Supplied information start

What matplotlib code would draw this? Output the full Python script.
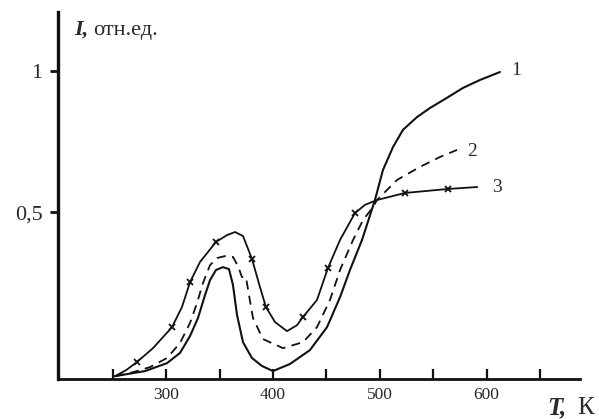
import matplotlib
matplotlib.use("Agg")
import matplotlib.pyplot as plt
import numpy as np

# ---- data ----
t1 = [251.9, 280.0, 300.6, 312.8, 322.2, 329.6, 336.2, 340.9, 346.5, 353.0, 358.7,
      362.4, 366.2, 371.8, 380.2, 389.6, 399.9, 415.8, 434.5, 450.5, 462.7, 472.0,
      483.3, 495.4, 502.9, 512.3, 521.7, 534.8, 547.0, 562.9, 577.9, 593.8, 612.5]
i1 = [-0.078, -0.060, -0.032, 0.004, 0.064, 0.127, 0.208, 0.261, 0.297, 0.307, 0.300,
      0.244, 0.138, 0.042, -0.014, -0.042, -0.060, -0.035, 0.014, 0.095, 0.201, 0.297,
      0.403, 0.544, 0.650, 0.731, 0.792, 0.837, 0.869, 0.905, 0.940, 0.968, 0.996]

t2 = [251.9, 268.7, 284.7, 300.6, 312.8, 322.2, 328.7, 334.3, 340.9, 347.4, 354.9,
      362.4, 367.1, 370.8, 374.6, 377.4, 381.2, 390.5, 409.3, 428.0, 441.1, 453.3,
      462.7, 474.9, 484.2, 493.6, 497.3, 516.1, 537.6, 556.3, 572.3]
i2 = [-0.078, -0.064, -0.046, -0.014, 0.039, 0.110, 0.180, 0.251, 0.314, 0.339, 0.346,
      0.343, 0.311, 0.272, 0.272, 0.208, 0.127, 0.053, 0.021, 0.042, 0.095, 0.191,
      0.297, 0.403, 0.473, 0.519, 0.544, 0.615, 0.661, 0.696, 0.721]

t3 = [251.9, 262.2, 272.5, 287.5, 305.3, 314.6, 322.2, 331.5, 346.5, 356.8, 364.3,
      371.8, 380.2, 387.7, 393.3, 401.8, 413.0, 422.4, 428.0, 441.1, 451.4, 462.7,
      476.7, 486.1, 497.3, 523.5, 563.8, 591.0]
i3 = [-0.078, -0.057, -0.028, 0.021, 0.095, 0.166, 0.254, 0.325, 0.396, 0.420, 0.431,
      0.417, 0.336, 0.237, 0.166, 0.113, 0.081, 0.102, 0.131, 0.191, 0.304, 0.403,
      0.498, 0.527, 0.544, 0.569, 0.583, 0.590]
marks3 = [2, 4, 6, 8, 12, 14, 18, 20, 22, 25, 26]

xticks = [250, 300, 350, 400, 450, 500, 550, 600, 650]
xticklabels = ["", "300", "", "400", "", "500", "", "600", ""]
yticks = [0.5, 1.0]
yticklabels = ["0,5", "1"]

curve_labels = ["1", "2", "3"]
label_pos = [(627.5, 1.003), (586.3, 0.714), (609.7, 0.587)]

# ---- figure ----
W, H = 599, 419
fig = plt.figure(figsize=(W / 100, H / 100), dpi=100)
ax = fig.add_axes([58 / W, (H - 379) / H, (580 - 58) / W, (379 - 12) / H])

ink = "#111111"
txt = "#2a2a2a"
serif = ["Liberation Serif", "DejaVu Serif"]

ax.plot(t1, i1, color=ink, lw=1.5, solid_capstyle="round", solid_joinstyle="round")
l2, = ax.plot(t2, i2, color=ink, lw=1.3, dash_joinstyle="round")
l2.set_dashes([5, 3.5])
ax.plot(t3, i3, color=ink, lw=1.3, marker="x", markevery=marks3,
        markersize=4, markeredgewidth=1.3, solid_joinstyle="round")

for lab, (x, y) in zip(curve_labels, label_pos):
    ax.text(x, y, lab, fontsize=14, family=serif, color=txt,
            ha="center", va="center")

ax.set_xlim(198.5, 687.5)
ax.set_ylim(-0.088, 1.208)

for s in ["top", "right"]:
    ax.spines[s].set_visible(False)
ax.spines["left"].set_linewidth(2.4)
ax.spines["bottom"].set_linewidth(2.0)
ax.spines["left"].set_color(ink)
ax.spines["bottom"].set_color(ink)

ax.set_xticks(xticks)
ax.set_xticklabels(xticklabels, family=serif, fontsize=12.5, color=txt)
ax.tick_params(axis="x", direction="in", length=7, width=1.6, pad=6, colors=ink,
               labelcolor=txt)
ax.set_yticks(yticks)
ax.set_yticklabels(yticklabels, family=serif, fontsize=16, color=txt)
ax.tick_params(axis="y", direction="out", length=6, width=2.0, pad=5, colors=ink,
               labelcolor=txt)

# axis titles
fig.text(74 / W, 1 - 35 / H, "I,", family=serif, fontsize=16, fontweight="bold",
         style="italic", color=txt, va="baseline", ha="left")
fig.text(93 / W, 1 - 35 / H, "отн.ед.", family=serif, fontsize=16, color=txt,
         va="baseline", ha="left")
fig.text(547 / W, 1 - 414 / H, "T,", family=serif, fontsize=18, fontweight="bold",
         style="italic", color=txt, va="baseline", ha="left")
fig.text(577 / W, 1 - 414 / H, "К", family=serif, fontsize=18, color=txt,
         va="baseline", ha="left")

fig.savefig("out.png", dpi=100)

Supplied information end

Task instructions →
Output a faithful copy of the data, with each picture left out.

Correct answer →
What matplotlib code would draw this? Output the full Python script.
import matplotlib
matplotlib.use("Agg")
import matplotlib.pyplot as plt
import numpy as np

# ---- data ----
t1 = [251.9, 280.0, 300.6, 312.8, 322.2, 329.6, 336.2, 340.9, 346.5, 353.0, 358.7,
      362.4, 366.2, 371.8, 380.2, 389.6, 399.9, 415.8, 434.5, 450.5, 462.7, 472.0,
      483.3, 495.4, 502.9, 512.3, 521.7, 534.8, 547.0, 562.9, 577.9, 593.8, 612.5]
i1 = [-0.078, -0.060, -0.032, 0.004, 0.064, 0.127, 0.208, 0.261, 0.297, 0.307, 0.300,
      0.244, 0.138, 0.042, -0.014, -0.042, -0.060, -0.035, 0.014, 0.095, 0.201, 0.297,
      0.403, 0.544, 0.650, 0.731, 0.792, 0.837, 0.869, 0.905, 0.940, 0.968, 0.996]

t2 = [251.9, 268.7, 284.7, 300.6, 312.8, 322.2, 328.7, 334.3, 340.9, 347.4, 354.9,
      362.4, 367.1, 370.8, 374.6, 377.4, 381.2, 390.5, 409.3, 428.0, 441.1, 453.3,
      462.7, 474.9, 484.2, 493.6, 497.3, 516.1, 537.6, 556.3, 572.3]
i2 = [-0.078, -0.064, -0.046, -0.014, 0.039, 0.110, 0.180, 0.251, 0.314, 0.339, 0.346,
      0.343, 0.311, 0.272, 0.272, 0.208, 0.127, 0.053, 0.021, 0.042, 0.095, 0.191,
      0.297, 0.403, 0.473, 0.519, 0.544, 0.615, 0.661, 0.696, 0.721]

t3 = [251.9, 262.2, 272.5, 287.5, 305.3, 314.6, 322.2, 331.5, 346.5, 356.8, 364.3,
      371.8, 380.2, 387.7, 393.3, 401.8, 413.0, 422.4, 428.0, 441.1, 451.4, 462.7,
      476.7, 486.1, 497.3, 523.5, 563.8, 591.0]
i3 = [-0.078, -0.057, -0.028, 0.021, 0.095, 0.166, 0.254, 0.325, 0.396, 0.420, 0.431,
      0.417, 0.336, 0.237, 0.166, 0.113, 0.081, 0.102, 0.131, 0.191, 0.304, 0.403,
      0.498, 0.527, 0.544, 0.569, 0.583, 0.590]
marks3 = [2, 4, 6, 8, 12, 14, 18, 20, 22, 25, 26]

xticks = [250, 300, 350, 400, 450, 500, 550, 600, 650]
xticklabels = ["", "300", "", "400", "", "500", "", "600", ""]
yticks = [0.5, 1.0]
yticklabels = ["0,5", "1"]

curve_labels = ["1", "2", "3"]
label_pos = [(627.5, 1.003), (586.3, 0.714), (609.7, 0.587)]

# ---- figure ----
W, H = 599, 419
fig = plt.figure(figsize=(W / 100, H / 100), dpi=100)
ax = fig.add_axes([58 / W, (H - 379) / H, (580 - 58) / W, (379 - 12) / H])

ink = "#111111"
txt = "#2a2a2a"
serif = ["Liberation Serif", "DejaVu Serif"]

ax.plot(t1, i1, color=ink, lw=1.5, solid_capstyle="round", solid_joinstyle="round")
l2, = ax.plot(t2, i2, color=ink, lw=1.3, dash_joinstyle="round")
l2.set_dashes([5, 3.5])
ax.plot(t3, i3, color=ink, lw=1.3, marker="x", markevery=marks3,
        markersize=4, markeredgewidth=1.3, solid_joinstyle="round")

for lab, (x, y) in zip(curve_labels, label_pos):
    ax.text(x, y, lab, fontsize=14, family=serif, color=txt,
            ha="center", va="center")

ax.set_xlim(198.5, 687.5)
ax.set_ylim(-0.088, 1.208)

for s in ["top", "right"]:
    ax.spines[s].set_visible(False)
ax.spines["left"].set_linewidth(2.4)
ax.spines["bottom"].set_linewidth(2.0)
ax.spines["left"].set_color(ink)
ax.spines["bottom"].set_color(ink)

ax.set_xticks(xticks)
ax.set_xticklabels(xticklabels, family=serif, fontsize=12.5, color=txt)
ax.tick_params(axis="x", direction="in", length=7, width=1.6, pad=6, colors=ink,
               labelcolor=txt)
ax.set_yticks(yticks)
ax.set_yticklabels(yticklabels, family=serif, fontsize=16, color=txt)
ax.tick_params(axis="y", direction="out", length=6, width=2.0, pad=5, colors=ink,
               labelcolor=txt)

# axis titles
fig.text(74 / W, 1 - 35 / H, "I,", family=serif, fontsize=16, fontweight="bold",
         style="italic", color=txt, va="baseline", ha="left")
fig.text(93 / W, 1 - 35 / H, "отн.ед.", family=serif, fontsize=16, color=txt,
         va="baseline", ha="left")
fig.text(547 / W, 1 - 414 / H, "T,", family=serif, fontsize=18, fontweight="bold",
         style="italic", color=txt, va="baseline", ha="left")
fig.text(577 / W, 1 - 414 / H, "К", family=serif, fontsize=18, color=txt,
         va="baseline", ha="left")

fig.savefig("out.png", dpi=100)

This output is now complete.